- Born: c. 1712 Scotland
- Died: 8 May 1752 (aged 39–40) Midlothian, Scotland
- Occupation: Surgeon
- Known for: President Royal College of Surgeons of Edinburgh

= George Lauder (surgeon) =

Scottish surgeon (1712–1762)

George Lauder, (c. 1712 – 8 May 1752) was an Edinburgh surgeon who was deacon (president) of the Incorporation (later Royal College) of Surgeons of Edinburgh in 1744. During the Jacobite rising of 1745-46 he cared for the wounded after the Battle of Prestonpans, acted as surgeon with the Jacobite army on its march into England and retreat to Scotland, where he cared for wounded after the Battle of Falkirk.

== Early life and education ==
Lauder was born around 1712, the son of John Lauder, an Edinburgh surgeon-apothecary, who had been deacon of the Incorporation of Surgeons of Edinburgh, and his wife Isabella (née Preston). He was made an Edinburgh burgess on 6 April 1725 as his father, also a burgess, was able to pass that right to his sons. Lauder served a surgical apprenticeship and was elected a Freeman (Fellow) of the Incorporation on 20 April 1737.

== Career ==
Lauder became a surgeon-apothecary in Edinburgh, training a number of surgical apprentices: William Jarvis (1741); John Gordon (1742) and John Lumsden (1744). In 1744 he was elected Deacon of the Incorporation of Surgeons. After the Battle of Prestonpans in September 1745, he attended the wounded with his friend and fellow surgeon John Rattray. Other local surgeons who also attended included Alexander Monro (primus), and Alexander ('Lang Sandy') Wood. Lauder and Rattray remained as surgeons with the Jacobite army as Prince Charles Edward Stuart led it to Derby and then back to Scotland. They were captured after the Battle of Culloden and held prisoner, initially in a church in Inverness with other prisoners some of whom were wounded. According to the account of Robert Forbes their surgical instruments were taken from them to prevent them treating the wounded. They were moved to Inverness gaol, from where Lauder and Rattray were released as a result of a plea by Rattray's golfing companion Duncan Forbes, Lord Culloden. They arrived back in Edinburgh in May 1746 but were re-arrested on the orders of the Duke of Cumberland and held prisoner in London for seven months. Lauder and Rattray were finally released in January 1747.

As part of his plea for freedom Lauder made a lengthy representation detailing the care that he and Rattrray had provided for the wounded government troops after the battles of Prestonpans and Falkirk. After Prestonpans he detailed his treatment of eight named officers and went on:

"Mr Rattray and I, that day likewise operated upon and dressed almost three hundred private Men, two hundred and eighty of which were taken into the Charity Work-house, where they were taken care of by Mr [Alexander] Wood and I, who are the Surgeons belonging to that House, but my charge of them was greatest as I performed the whole operations and furnished the Medecines but of my own shop gratis. Besides taking care of the wounded I likewise at my own expense, carryed out to the Prisoners at Colonel Gardiner's House, two Dozen of Wine, eight large loaves of bread, and a good quantity of cheese."
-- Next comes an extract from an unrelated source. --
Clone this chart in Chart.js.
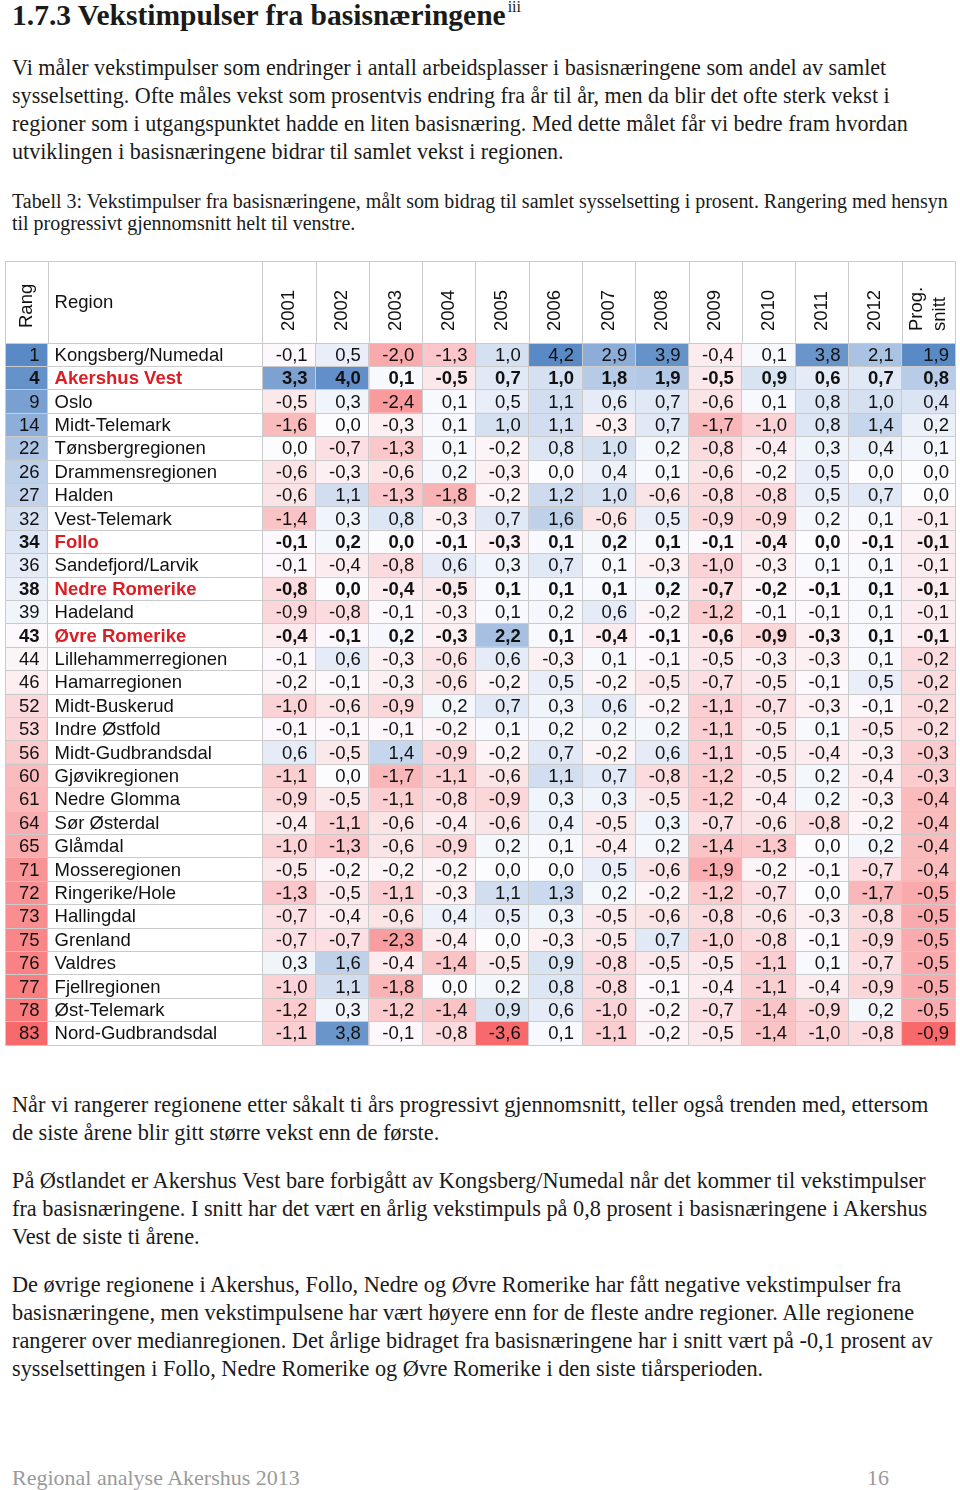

Lauder returned to surgical practice in Edinburgh, training five more apprentices between 1751 and 1757. At the trial of Provost Archibald Stewart for high treason before the Justiciary Court in 1747, Lauder was one of the witnesses for the defence. As deacon he was an ex officio member of the Edinburgh Town Council and spoke in defence of Stewart's efforts to raise militia to protect the city again the advancing Jacobite army in 1745.

== Family and later life ==

His father John Lauder (1683–1738) was an Edinburgh surgeon, his paternal grandfather Colin Lauder (1659–1690) was an Edinburgh merchant and his great-grandfather was Sir John Lauder, 1st Baronet. George Lauder married Rosina Preston (c1690 -1786) around 1739, presumably a relation of his mother's. They had one daughter Mary (b 14 October 1742) and four sons, William (b 1743) who was served heir to his father on 16 March 1753.
, John (b 8 March 1748), George (b1749) and Colin (b 1750). Their son Colin Lauder (b. 1750) became a surgeon in Edinburgh.

George Lauder sustained a head injury when he fell from his horse at Lugton, Midlothian, which resulted in his death in 1752.